» WHAT NEEDS TO BE DONE: Copy each line of the entries beneath that contains the word "this".

» DATA SHOWN:

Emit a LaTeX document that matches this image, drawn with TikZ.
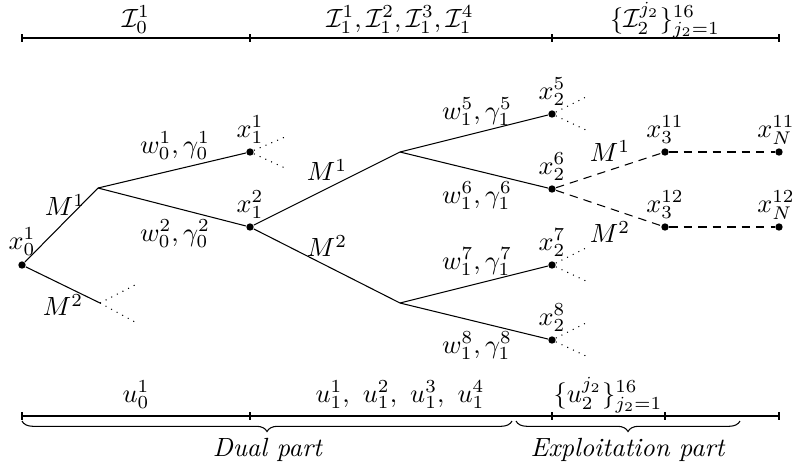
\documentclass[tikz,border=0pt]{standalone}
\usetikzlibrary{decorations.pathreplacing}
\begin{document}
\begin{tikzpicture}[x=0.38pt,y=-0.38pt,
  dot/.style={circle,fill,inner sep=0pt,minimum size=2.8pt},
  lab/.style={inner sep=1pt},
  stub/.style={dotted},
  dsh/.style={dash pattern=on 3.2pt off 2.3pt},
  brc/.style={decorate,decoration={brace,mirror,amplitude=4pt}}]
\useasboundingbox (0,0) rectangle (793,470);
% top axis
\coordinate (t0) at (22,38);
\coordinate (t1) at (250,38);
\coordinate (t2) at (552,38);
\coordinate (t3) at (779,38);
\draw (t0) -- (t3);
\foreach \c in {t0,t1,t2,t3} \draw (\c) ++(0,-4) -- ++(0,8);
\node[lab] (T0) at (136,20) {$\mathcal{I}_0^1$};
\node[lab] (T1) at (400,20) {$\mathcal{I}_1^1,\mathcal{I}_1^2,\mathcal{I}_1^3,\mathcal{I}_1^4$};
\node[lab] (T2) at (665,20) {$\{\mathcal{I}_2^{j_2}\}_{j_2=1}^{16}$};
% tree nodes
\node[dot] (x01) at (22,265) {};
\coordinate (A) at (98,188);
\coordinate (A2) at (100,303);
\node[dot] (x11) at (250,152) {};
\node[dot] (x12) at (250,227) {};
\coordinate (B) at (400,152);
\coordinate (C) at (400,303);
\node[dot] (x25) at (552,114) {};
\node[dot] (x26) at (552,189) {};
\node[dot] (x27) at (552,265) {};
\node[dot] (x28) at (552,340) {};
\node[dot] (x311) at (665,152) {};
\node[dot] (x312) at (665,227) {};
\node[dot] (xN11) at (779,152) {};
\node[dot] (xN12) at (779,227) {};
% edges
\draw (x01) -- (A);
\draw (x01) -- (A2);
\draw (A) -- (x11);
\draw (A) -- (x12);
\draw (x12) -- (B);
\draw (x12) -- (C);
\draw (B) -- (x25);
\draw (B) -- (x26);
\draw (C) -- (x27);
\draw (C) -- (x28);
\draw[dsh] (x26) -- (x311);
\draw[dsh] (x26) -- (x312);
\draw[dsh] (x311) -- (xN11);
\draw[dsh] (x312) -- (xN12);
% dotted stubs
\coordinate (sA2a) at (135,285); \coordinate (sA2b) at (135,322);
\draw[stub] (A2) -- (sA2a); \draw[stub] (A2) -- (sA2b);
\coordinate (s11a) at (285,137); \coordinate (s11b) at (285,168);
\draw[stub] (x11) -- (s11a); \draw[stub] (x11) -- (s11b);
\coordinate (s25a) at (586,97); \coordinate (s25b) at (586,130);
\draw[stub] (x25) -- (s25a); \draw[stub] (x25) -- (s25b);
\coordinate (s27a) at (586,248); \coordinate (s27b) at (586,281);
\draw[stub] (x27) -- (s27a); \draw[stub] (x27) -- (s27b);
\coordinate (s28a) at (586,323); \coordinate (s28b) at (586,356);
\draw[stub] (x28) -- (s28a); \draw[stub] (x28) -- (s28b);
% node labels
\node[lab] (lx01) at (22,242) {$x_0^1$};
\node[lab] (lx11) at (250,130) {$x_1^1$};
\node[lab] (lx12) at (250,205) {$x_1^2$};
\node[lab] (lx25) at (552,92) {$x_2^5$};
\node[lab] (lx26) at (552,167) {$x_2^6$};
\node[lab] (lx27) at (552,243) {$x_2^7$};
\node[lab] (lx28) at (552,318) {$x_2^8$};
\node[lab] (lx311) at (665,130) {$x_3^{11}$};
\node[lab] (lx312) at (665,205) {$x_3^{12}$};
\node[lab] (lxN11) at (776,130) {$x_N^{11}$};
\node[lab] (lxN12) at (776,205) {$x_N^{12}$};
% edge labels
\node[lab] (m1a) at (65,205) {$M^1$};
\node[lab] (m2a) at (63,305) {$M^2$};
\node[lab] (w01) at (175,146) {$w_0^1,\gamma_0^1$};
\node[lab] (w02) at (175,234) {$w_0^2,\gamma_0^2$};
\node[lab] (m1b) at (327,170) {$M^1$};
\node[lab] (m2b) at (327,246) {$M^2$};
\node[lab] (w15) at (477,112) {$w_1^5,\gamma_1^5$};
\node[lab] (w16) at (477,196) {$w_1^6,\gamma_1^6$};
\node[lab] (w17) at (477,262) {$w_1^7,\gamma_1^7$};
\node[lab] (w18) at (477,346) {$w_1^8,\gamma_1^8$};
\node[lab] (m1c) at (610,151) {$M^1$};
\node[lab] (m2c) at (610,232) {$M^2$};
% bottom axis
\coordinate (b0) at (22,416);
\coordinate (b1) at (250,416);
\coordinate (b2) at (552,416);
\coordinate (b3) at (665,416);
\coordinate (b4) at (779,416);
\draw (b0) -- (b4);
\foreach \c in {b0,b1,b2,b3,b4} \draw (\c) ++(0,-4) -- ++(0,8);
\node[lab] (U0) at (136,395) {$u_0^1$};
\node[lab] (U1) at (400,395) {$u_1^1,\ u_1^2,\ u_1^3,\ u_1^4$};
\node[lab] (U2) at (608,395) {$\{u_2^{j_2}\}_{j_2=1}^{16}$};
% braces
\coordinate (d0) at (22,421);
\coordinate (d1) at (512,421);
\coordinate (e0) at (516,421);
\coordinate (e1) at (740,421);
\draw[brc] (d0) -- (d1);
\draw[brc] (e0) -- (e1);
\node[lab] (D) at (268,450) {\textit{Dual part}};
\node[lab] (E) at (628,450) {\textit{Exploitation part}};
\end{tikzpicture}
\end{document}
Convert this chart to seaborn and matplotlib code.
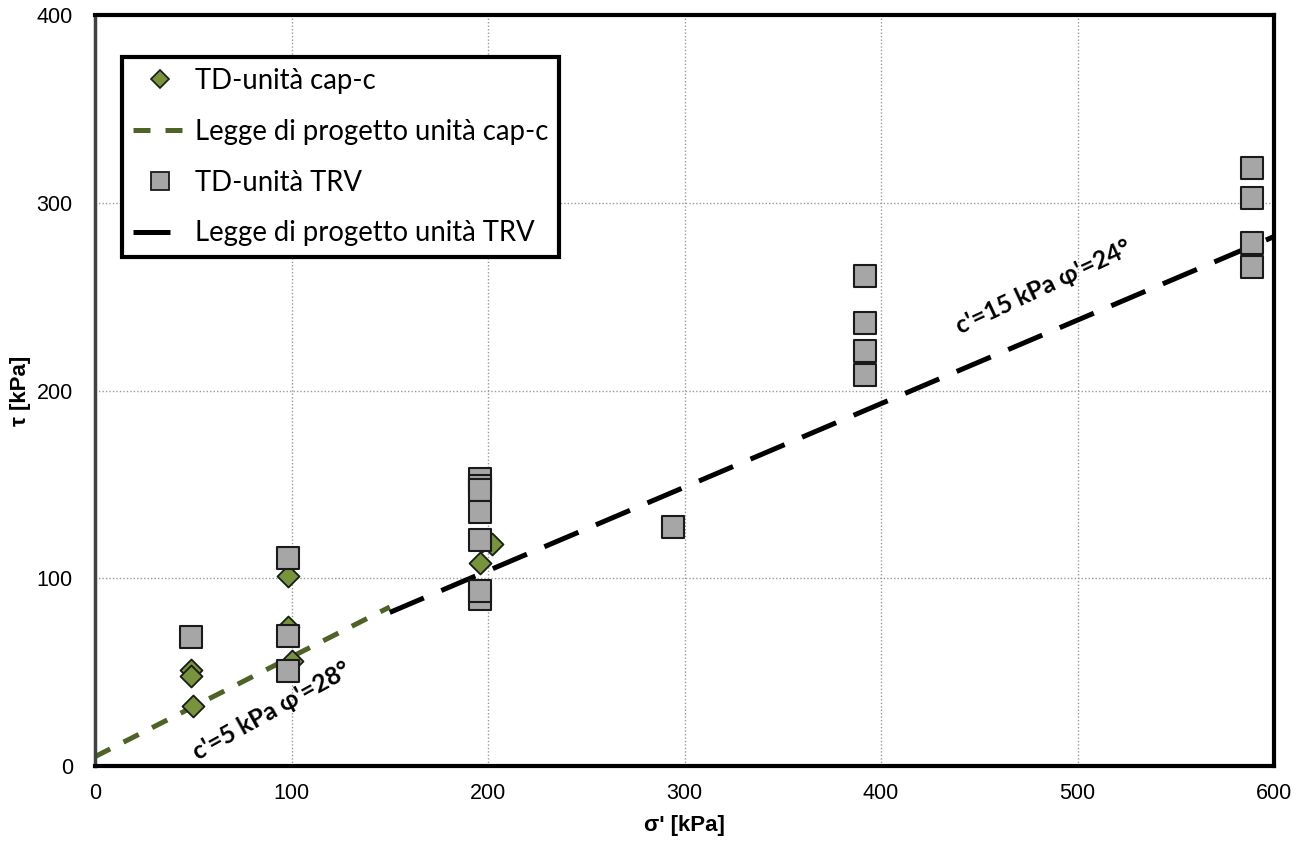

» THE REPLY:
Emit a LaTeX document that matches this image, drawn with TikZ.
Convert this chart to seaborn and matplotlib code.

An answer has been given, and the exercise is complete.